**WHAT TO DO**
Every line from the top of the records through the line containing "const titleY = [1.2675, 1.1879, 1.1051];" should be retyped exactly; the pictures should not.
## Start INFORMATION SUPPLIED
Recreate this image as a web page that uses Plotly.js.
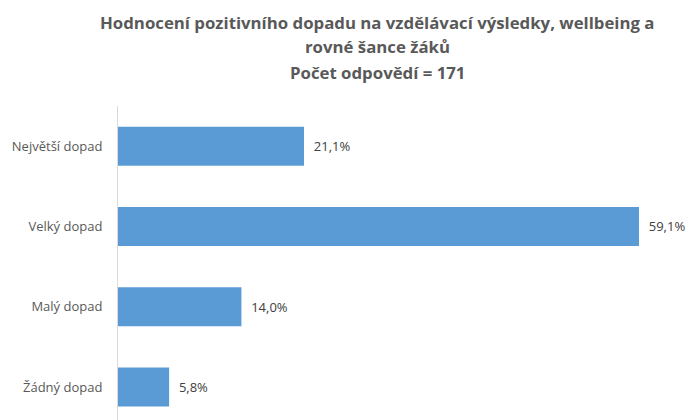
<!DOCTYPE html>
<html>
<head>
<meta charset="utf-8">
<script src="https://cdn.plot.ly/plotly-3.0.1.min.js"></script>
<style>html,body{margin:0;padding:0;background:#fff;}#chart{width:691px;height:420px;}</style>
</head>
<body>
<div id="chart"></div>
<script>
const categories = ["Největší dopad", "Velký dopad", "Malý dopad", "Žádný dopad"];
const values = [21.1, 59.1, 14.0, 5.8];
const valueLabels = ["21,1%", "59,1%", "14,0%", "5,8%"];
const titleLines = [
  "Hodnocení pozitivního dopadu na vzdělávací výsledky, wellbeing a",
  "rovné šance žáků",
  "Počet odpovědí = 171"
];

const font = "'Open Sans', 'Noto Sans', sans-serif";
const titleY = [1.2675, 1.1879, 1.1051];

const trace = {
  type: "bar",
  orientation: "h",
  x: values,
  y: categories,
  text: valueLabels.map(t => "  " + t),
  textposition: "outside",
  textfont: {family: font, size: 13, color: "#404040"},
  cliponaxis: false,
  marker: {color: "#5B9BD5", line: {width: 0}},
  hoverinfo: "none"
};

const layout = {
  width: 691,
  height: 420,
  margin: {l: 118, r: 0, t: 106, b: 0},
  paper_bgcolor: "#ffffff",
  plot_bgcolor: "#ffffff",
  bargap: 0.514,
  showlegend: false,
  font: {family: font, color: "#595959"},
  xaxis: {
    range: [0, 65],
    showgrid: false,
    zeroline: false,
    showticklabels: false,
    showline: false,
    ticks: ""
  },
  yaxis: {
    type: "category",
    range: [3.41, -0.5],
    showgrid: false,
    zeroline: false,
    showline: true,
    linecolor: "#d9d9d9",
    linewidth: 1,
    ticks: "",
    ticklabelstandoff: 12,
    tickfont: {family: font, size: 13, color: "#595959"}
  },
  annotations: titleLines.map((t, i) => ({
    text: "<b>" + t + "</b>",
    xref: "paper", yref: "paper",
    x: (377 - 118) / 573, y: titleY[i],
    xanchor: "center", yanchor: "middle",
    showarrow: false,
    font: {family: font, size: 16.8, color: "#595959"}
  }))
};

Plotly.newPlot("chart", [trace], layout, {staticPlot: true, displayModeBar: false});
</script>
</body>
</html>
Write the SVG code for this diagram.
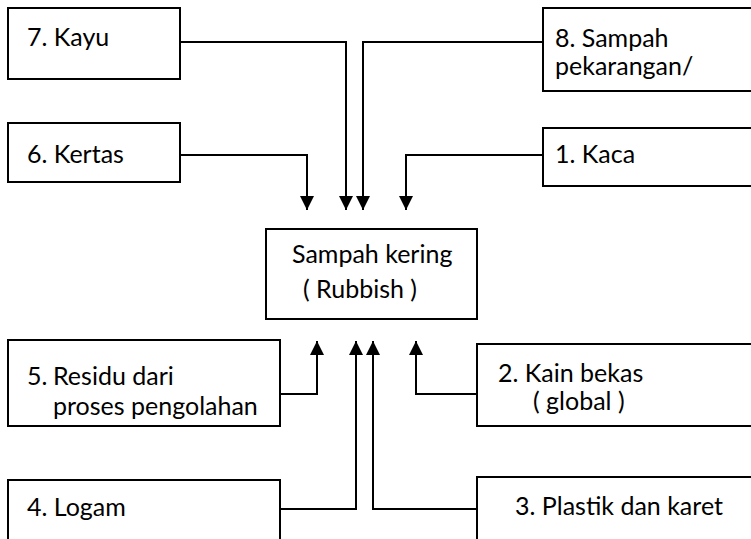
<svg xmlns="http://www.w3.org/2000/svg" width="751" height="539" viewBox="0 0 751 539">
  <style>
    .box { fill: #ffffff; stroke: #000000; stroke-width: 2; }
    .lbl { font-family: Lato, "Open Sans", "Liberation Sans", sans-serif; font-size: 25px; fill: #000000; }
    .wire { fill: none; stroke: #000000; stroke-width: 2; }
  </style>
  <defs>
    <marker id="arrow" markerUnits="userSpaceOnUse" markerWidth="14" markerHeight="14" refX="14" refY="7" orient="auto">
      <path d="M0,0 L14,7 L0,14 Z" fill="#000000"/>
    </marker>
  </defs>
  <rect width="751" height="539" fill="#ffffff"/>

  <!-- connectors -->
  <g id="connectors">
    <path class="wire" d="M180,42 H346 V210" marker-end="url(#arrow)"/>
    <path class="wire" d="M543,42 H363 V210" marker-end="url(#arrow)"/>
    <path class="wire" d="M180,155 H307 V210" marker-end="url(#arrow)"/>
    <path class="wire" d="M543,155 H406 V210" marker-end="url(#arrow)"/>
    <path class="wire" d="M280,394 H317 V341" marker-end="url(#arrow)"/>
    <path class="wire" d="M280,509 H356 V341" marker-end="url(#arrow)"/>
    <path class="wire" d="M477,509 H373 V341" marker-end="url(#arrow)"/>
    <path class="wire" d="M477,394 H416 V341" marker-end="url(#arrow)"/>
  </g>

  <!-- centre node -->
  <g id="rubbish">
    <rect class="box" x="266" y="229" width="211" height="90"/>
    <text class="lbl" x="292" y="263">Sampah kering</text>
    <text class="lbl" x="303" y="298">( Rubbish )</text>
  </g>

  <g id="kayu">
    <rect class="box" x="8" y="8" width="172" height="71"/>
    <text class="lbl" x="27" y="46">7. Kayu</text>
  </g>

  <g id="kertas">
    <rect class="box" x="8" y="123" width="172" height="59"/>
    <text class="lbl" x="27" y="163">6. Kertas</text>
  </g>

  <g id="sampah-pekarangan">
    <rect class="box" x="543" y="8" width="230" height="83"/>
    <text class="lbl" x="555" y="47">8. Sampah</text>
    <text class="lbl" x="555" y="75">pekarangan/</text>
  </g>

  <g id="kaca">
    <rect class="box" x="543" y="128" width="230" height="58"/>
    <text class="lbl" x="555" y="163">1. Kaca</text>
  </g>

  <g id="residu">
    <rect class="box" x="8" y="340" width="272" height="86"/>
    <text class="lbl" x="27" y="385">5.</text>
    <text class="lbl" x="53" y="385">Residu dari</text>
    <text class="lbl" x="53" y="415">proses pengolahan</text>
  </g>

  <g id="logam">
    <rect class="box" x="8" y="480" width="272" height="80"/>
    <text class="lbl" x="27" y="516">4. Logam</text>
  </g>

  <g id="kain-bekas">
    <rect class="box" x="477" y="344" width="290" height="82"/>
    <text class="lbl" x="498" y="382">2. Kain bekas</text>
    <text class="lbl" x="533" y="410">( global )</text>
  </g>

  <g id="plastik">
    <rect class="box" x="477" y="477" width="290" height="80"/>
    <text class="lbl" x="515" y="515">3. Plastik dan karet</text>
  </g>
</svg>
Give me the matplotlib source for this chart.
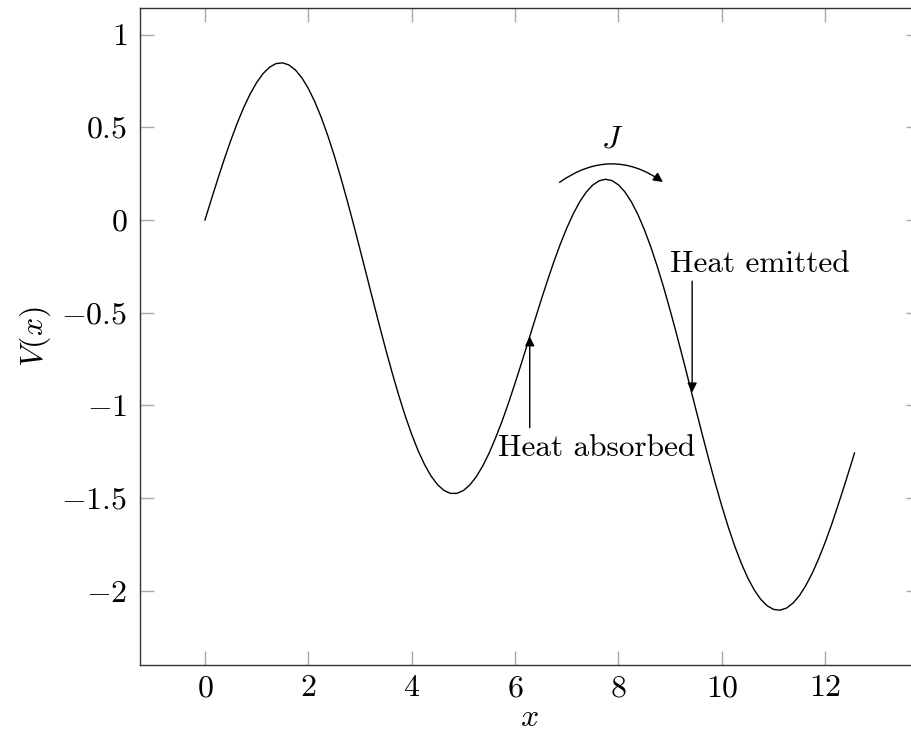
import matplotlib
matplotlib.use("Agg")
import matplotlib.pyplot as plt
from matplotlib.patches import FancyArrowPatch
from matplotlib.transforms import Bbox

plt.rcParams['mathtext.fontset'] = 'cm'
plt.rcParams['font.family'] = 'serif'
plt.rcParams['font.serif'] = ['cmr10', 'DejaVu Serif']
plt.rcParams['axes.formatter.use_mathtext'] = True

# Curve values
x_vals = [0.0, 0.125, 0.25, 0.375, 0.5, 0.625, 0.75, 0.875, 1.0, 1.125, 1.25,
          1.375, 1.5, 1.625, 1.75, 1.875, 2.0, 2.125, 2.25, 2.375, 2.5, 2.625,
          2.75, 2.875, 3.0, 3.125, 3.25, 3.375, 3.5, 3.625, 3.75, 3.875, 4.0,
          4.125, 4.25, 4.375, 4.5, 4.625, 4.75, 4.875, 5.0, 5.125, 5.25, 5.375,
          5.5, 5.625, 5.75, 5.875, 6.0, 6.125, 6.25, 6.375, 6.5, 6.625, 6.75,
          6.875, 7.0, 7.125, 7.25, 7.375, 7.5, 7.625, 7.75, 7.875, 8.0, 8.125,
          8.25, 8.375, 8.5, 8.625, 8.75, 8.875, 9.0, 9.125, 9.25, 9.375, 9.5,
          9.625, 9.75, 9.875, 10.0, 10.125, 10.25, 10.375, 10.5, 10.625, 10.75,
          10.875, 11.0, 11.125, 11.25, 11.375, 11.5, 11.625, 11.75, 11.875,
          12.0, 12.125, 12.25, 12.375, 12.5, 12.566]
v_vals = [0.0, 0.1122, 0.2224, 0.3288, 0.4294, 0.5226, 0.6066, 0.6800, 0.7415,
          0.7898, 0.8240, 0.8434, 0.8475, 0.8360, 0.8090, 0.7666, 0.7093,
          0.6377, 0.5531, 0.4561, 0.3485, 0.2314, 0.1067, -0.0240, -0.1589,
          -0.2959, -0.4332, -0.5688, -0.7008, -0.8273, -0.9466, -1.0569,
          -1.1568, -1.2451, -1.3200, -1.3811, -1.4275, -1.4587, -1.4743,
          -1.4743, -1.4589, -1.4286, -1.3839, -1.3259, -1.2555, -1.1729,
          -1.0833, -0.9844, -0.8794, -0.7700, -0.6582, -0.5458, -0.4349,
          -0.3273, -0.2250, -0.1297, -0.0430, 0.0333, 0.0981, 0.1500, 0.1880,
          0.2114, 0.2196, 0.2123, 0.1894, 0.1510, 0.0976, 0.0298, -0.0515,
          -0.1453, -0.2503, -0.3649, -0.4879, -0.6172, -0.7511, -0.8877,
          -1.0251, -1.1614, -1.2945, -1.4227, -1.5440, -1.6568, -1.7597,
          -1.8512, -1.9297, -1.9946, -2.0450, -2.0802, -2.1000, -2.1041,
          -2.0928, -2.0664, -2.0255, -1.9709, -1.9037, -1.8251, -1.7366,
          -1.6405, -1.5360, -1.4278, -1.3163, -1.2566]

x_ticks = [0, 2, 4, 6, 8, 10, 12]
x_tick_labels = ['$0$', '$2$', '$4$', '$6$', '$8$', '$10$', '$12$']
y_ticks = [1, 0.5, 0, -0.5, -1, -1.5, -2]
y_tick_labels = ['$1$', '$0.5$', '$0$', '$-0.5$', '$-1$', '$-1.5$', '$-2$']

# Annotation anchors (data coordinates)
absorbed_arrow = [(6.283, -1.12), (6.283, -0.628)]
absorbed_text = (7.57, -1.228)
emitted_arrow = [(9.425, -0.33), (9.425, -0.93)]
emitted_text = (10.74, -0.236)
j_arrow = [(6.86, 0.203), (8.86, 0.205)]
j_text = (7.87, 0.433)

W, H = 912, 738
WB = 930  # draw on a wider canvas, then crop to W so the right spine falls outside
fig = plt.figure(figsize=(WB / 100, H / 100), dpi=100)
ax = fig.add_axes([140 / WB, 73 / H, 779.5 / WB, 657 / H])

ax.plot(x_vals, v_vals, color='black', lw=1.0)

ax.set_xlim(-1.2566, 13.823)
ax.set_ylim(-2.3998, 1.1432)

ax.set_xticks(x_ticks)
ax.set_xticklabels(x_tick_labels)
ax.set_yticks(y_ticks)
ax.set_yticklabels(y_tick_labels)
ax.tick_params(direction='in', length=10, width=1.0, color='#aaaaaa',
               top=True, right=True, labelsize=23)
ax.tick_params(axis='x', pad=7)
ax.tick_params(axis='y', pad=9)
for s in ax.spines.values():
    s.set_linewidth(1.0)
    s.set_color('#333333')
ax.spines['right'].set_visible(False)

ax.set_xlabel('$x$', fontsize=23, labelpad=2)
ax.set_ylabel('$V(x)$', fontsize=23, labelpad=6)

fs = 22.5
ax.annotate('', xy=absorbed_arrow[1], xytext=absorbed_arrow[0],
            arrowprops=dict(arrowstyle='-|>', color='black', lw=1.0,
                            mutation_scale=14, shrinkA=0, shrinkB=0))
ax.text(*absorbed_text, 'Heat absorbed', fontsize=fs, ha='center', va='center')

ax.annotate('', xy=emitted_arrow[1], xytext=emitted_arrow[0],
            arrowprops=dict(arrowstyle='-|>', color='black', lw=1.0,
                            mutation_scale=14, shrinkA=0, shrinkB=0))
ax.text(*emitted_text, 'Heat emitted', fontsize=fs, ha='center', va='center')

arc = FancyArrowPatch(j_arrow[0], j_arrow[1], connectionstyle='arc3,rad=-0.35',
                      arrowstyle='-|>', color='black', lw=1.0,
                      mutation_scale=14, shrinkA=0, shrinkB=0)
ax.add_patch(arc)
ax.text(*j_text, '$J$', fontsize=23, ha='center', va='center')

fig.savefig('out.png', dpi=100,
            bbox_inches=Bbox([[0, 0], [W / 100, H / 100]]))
## End INFORMATION SUPPLIED
**EXERCISE OUTPUT**
Recreate this image as a web page that uses Plotly.js.
<!DOCTYPE html>
<html>
<head>
<meta charset="utf-8">
<script src="https://cdn.plot.ly/plotly-3.0.1.min.js"></script>
<style>html,body{margin:0;padding:0;background:#fff;}#chart{width:691px;height:420px;}</style>
</head>
<body>
<div id="chart"></div>
<script>
const categories = ["Největší dopad", "Velký dopad", "Malý dopad", "Žádný dopad"];
const values = [21.1, 59.1, 14.0, 5.8];
const valueLabels = ["21,1%", "59,1%", "14,0%", "5,8%"];
const titleLines = [
  "Hodnocení pozitivního dopadu na vzdělávací výsledky, wellbeing a",
  "rovné šance žáků",
  "Počet odpovědí = 171"
];

const font = "'Open Sans', 'Noto Sans', sans-serif";
const titleY = [1.2675, 1.1879, 1.1051];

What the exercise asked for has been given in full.